• [TO DO]:
Print, word for word, the opening line of the data below and every line after it through the line that contains "import numpy as np", but not the pictures.

• [AVAILABLE DATA]:

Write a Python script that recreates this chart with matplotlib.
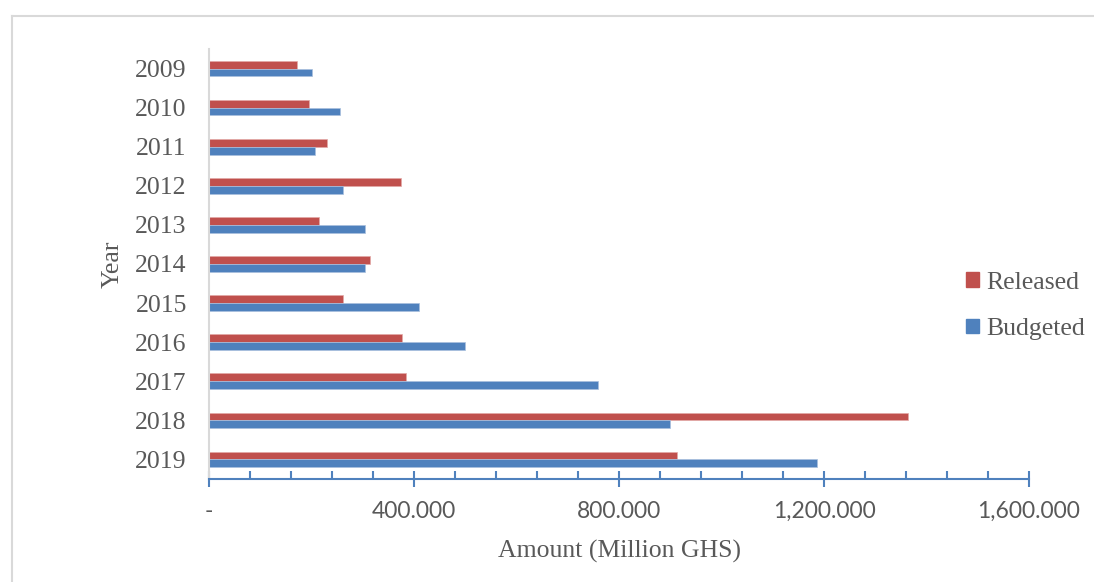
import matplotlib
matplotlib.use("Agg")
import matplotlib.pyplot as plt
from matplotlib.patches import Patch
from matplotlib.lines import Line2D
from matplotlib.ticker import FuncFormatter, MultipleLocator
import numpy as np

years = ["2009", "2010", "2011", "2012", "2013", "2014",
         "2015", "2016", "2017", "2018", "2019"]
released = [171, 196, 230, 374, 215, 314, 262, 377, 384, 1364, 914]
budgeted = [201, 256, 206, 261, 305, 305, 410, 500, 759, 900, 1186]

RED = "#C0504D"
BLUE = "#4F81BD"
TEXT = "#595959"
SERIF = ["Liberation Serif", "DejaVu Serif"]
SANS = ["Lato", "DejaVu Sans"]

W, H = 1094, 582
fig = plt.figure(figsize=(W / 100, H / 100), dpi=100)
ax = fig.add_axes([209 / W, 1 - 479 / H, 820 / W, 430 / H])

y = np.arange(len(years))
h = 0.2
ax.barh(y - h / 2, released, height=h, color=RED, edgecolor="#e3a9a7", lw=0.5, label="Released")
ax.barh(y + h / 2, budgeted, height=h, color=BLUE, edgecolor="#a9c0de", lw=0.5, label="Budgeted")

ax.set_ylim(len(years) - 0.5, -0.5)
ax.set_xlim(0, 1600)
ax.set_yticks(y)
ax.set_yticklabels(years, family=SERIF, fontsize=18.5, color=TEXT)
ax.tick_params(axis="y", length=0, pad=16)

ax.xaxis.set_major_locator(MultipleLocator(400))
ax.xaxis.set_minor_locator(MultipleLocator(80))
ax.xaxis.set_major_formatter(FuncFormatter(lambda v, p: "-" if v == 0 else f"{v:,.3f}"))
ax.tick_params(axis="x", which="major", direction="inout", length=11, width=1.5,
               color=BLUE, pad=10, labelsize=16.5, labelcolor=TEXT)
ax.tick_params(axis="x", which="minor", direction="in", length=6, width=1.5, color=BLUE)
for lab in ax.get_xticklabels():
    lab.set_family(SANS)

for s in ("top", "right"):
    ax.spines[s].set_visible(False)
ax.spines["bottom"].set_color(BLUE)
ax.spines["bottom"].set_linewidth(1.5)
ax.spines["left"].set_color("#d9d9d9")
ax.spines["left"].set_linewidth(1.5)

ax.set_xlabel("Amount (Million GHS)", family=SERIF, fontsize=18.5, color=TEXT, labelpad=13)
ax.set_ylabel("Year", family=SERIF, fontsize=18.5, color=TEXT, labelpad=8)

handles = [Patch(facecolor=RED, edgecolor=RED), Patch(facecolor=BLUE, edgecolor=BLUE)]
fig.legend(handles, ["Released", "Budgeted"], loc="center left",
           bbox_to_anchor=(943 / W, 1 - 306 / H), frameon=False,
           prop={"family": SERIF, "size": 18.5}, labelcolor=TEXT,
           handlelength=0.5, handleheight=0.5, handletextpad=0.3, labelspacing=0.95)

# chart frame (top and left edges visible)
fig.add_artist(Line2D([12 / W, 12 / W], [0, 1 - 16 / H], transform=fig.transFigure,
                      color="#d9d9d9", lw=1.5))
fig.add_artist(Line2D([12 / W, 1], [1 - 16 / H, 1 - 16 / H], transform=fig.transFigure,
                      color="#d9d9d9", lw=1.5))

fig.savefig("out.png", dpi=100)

• [WRITTEN SOLUTION]:
Write a Python script that recreates this chart with matplotlib.
import matplotlib
matplotlib.use("Agg")
import matplotlib.pyplot as plt
from matplotlib.patches import Patch
from matplotlib.lines import Line2D
from matplotlib.ticker import FuncFormatter, MultipleLocator
import numpy as np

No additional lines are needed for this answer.